=== Provided information ===

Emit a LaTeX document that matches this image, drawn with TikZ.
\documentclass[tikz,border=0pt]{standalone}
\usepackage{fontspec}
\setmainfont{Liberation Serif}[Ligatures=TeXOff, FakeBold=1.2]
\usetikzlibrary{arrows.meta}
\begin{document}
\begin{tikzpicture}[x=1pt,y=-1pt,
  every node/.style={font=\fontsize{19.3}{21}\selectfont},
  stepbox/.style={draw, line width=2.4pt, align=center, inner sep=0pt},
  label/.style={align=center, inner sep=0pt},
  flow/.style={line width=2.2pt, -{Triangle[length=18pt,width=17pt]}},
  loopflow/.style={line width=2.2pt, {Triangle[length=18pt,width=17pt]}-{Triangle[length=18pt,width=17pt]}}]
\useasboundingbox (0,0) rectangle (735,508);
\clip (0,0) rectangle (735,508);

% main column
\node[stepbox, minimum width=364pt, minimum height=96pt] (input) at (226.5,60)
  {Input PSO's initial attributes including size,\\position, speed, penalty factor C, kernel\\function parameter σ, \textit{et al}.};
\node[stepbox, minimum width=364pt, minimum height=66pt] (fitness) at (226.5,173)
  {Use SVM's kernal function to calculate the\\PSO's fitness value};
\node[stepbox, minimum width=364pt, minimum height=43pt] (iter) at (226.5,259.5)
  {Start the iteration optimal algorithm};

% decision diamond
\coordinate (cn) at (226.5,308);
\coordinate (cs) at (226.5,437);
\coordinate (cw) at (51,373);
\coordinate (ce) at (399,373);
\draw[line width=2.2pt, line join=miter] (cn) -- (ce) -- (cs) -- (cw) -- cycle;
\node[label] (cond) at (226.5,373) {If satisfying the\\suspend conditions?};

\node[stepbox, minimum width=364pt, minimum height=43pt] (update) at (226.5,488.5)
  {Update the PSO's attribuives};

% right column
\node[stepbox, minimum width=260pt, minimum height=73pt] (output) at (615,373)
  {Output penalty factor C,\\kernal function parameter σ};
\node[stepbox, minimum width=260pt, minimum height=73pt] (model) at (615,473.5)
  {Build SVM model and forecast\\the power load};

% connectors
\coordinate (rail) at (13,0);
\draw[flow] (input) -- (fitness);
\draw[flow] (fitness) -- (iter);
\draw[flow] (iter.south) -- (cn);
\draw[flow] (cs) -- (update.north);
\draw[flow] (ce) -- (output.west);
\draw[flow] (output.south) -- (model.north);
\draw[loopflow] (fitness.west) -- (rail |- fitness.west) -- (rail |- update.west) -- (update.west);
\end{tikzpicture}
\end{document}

===
=== Provided information ===

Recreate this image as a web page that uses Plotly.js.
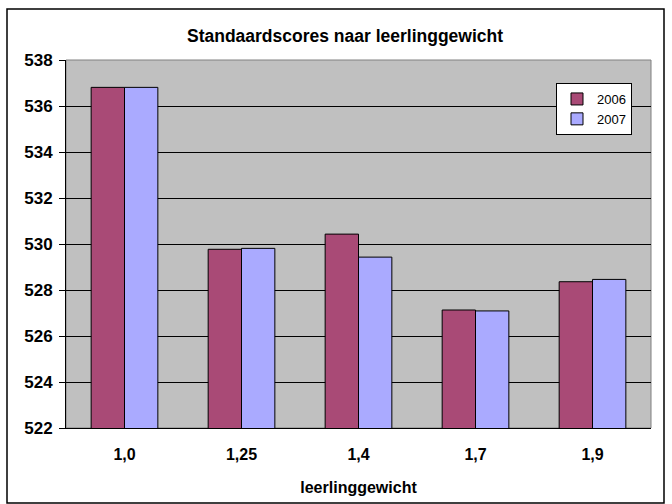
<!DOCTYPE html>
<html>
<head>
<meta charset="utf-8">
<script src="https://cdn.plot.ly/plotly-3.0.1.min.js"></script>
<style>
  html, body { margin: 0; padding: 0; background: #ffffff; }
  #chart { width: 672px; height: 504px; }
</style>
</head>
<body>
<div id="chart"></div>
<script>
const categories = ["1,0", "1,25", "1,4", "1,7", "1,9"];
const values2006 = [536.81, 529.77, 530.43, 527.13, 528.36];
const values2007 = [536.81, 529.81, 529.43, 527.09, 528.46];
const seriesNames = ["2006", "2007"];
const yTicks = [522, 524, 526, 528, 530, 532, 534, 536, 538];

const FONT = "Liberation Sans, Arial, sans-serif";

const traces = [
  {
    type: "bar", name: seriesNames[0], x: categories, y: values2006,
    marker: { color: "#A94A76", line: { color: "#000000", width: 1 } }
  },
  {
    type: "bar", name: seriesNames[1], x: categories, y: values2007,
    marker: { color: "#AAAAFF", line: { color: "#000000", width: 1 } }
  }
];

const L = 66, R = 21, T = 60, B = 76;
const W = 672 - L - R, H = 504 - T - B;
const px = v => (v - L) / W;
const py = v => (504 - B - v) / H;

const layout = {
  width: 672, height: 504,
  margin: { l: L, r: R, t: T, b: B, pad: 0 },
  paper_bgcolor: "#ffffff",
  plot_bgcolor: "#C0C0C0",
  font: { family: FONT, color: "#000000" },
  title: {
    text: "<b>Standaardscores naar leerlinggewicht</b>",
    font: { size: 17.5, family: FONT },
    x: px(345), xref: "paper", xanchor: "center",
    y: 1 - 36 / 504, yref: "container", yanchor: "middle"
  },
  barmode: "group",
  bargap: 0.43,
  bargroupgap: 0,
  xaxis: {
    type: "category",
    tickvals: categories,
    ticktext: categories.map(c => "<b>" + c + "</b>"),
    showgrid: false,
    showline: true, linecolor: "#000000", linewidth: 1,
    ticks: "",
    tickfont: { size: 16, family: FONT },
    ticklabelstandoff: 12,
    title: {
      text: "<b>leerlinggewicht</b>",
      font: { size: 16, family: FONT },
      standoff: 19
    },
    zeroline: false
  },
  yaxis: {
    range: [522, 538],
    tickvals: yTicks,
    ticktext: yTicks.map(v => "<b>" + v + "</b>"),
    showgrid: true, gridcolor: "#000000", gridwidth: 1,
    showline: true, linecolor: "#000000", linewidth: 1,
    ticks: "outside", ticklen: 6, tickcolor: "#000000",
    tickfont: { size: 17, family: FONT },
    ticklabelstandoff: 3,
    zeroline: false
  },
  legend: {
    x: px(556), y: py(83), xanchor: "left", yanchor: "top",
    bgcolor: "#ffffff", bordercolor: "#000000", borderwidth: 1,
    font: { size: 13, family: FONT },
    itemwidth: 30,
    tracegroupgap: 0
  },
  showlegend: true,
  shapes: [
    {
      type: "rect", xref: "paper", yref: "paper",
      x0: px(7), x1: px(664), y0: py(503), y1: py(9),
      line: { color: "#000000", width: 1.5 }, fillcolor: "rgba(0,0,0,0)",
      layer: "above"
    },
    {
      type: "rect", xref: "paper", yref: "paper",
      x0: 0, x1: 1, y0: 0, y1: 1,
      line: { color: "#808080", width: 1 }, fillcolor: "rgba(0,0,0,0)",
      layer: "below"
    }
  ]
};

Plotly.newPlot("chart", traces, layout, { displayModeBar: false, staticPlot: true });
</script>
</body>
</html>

===

**What is needed:** Determine how many lines of the listing above hold the word "this". Report that number without anything else.

**Correct response:** 2